Running parallel to the story of Sally and Jo is that of the ladies in the pageant. The competitors are not only concerned about their place in the competition but also their place in the world. Another of the central figures is Jennifer Hosten (Gugu Mbatha-Raw) aka Miss Grenada. Jennifer is the first contestant from Grenada and wants to show the world that she is a real competitor.
The two worlds collide when the Women’s Liberation Front infiltrate the finale of the pageant and the ceremony is interrupted.
Although Misbehaviour doesn’t have the style or whit of other true life stories, (say, Battle of the Sexes) it does tackle some very important issues while telling the story of brave and wonderful women.
Firstly, Misbehaviour deals with issues with women in academia.

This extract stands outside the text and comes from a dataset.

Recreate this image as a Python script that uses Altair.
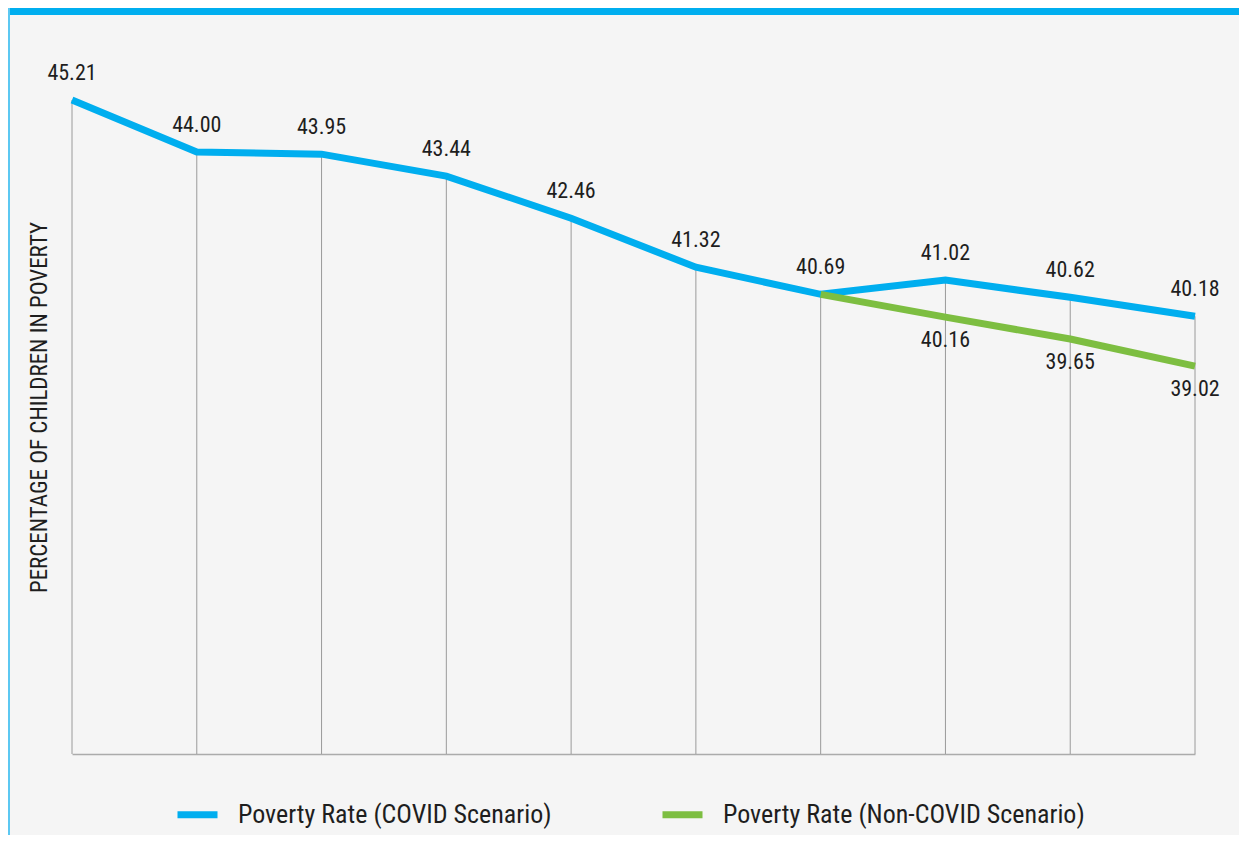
import altair as alt
import pandas as pd

# ---- data ----
steps = list(range(10))
covid = [45.21, 44.00, 43.95, 43.44, 42.46, 41.32, 40.69, 41.02, 40.62, 40.18]
noncovid_steps = [6, 7, 8, 9]
noncovid = [40.69, 40.16, 39.65, 39.02]
series_names = ["Poverty Rate (COVID Scenario)", "Poverty Rate (Non-COVID Scenario)"]
colors = ["#00AEEF", "#7DBE41"]
y_title = "PERCENTAGE OF CHILDREN IN POVERTY"

FONT = "Liberation Sans Narrow, Roboto Condensed, Arial Narrow, sans-serif"
TEXT = "#1e1e1e"

df_c = pd.DataFrame({"step": steps, "value": covid, "series": series_names[0]})
df_n = pd.DataFrame({"step": noncovid_steps, "value": noncovid, "series": series_names[1]})
df = pd.concat([df_c, df_n], ignore_index=True)
df_n_lab = df_n[df_n["step"] > 6]

W, H = 1123, 688
PAD = {"left": 64, "top": 58, "right": 44, "bottom": 81}

x = alt.X(
    "step:Q",
    scale=alt.Scale(domain=[0, 9], nice=False, zero=False),
    axis=alt.Axis(title=None, labels=False, ticks=False, grid=False, domain=True,
                  domainColor="#ababab", domainWidth=1.5),
)
y = alt.Y(
    "value:Q",
    scale=alt.Scale(domain=[30, 46], nice=False, zero=False),
    axis=alt.Axis(title=y_title, labels=False, ticks=False, grid=False, domain=False,
                  titleX=-21, titleY=341, titleFont=FONT, titleFontSize=23,
                  titleFontWeight="normal", titleColor=TEXT),
)

rules = alt.Chart(df_c).mark_rule(color="#9a9a9a", strokeWidth=1).encode(
    x=x, y=y, y2=alt.datum(30)
)

lines = alt.Chart(df).mark_line(strokeWidth=7).encode(
    x=x,
    y=y,
    order="step:Q",
    color=alt.Color(
        "series:N",
        scale=alt.Scale(domain=series_names, range=colors),
        legend=alt.Legend(
            title=None, orient="none", legendX=102, legendY=725, direction="horizontal",
            symbolType="stroke", symbolSize=1600, symbolStrokeWidth=7,
            labelFont=FONT, labelFontSize=26, labelColor=TEXT, labelOffset=17,
            labelLimit=500, columnPadding=96, padding=0,
        ),
    ),
)

lab_c = alt.Chart(df_c).mark_text(dy=-27, fontSize=22, font=FONT, color=TEXT).encode(
    x=x, y=y, text=alt.Text("value:Q", format=".2f")
)
lab_n = alt.Chart(df_n_lab).mark_text(dy=23, fontSize=22, font=FONT, color=TEXT).encode(
    x=x, y=y, text=alt.Text("value:Q", format=".2f")
)

one = pd.DataFrame({"k": [0]})
top_bar = alt.Chart(one).mark_rect(color="#00AEEF").encode(
    x=alt.value(-PAD["left"]), x2=alt.value(W + PAD["right"]),
    y=alt.value(-PAD["top"]), y2=alt.value(-PAD["top"] + 7),
)
left_bar = alt.Chart(one).mark_rect(color="#5cc8f2").encode(
    x=alt.value(-PAD["left"]), x2=alt.value(-PAD["left"] + 2),
    y=alt.value(-PAD["top"]), y2=alt.value(H + PAD["bottom"]),
)

chart = (
    alt.layer(rules, lines, lab_c, lab_n, top_bar, left_bar)
    .properties(width=W, height=H, padding=PAD, autosize=alt.AutoSizeParams(type="none"))
    .configure(background="#f5f5f5")
    .configure_view(stroke=None)
)

chart.save("out.html", embed_options={"renderer": "svg", "actions": False})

Sally is admitted to UCL, but brought down by her professor and other (male) students. As she puts it: ‘it turns out my seat at the table is a highchair.’ She wants to write about women, but is asked to broaden her field. This is not a solved issue. Women are underrepresented in academia, especially in STEM subjects. I liked that Misbehaviour touched on this, it made me angry.
Misbehaviour also deals with issues surrounding race. In the competition there are two contestants from South Africa (see left), one black and one white. At the time South Africa was under the Apartheid regime.
It also showcases a contestant from Grenada, a country that has never competed before.
This issue gave me different feelings. I so wanted both women to do well in the competition, to prove that Black women can also compete and stand up next to their White counterparts; but I also fundamentally disagree with the Pageant, so it was confusing (in a good way). Personally, the issues surrounding race were the most interesting to me and I’m glad that Misbehaviour gave it a lot of consideration.
The part that really got my blood boiling was when the girls were asked to turn around (while in swimwear) and the judges/audience were invited to look at their bums. You could see the look on the faces of the women and their expressions said so much. I love it when a film makes me really feel something.
But it isn’t all one sided. Sally’s mother points out that without her, Sally wouldn’t be where she is, which is true. Sally also had her daughter to consider – every activist has doubts.
Overall, I liked the film, I really think it’s worth a watch. It’s a film with a message that tells a real (and important) story, but don’t expect to be blown away by the cinematography. (However, I did love the costumes.)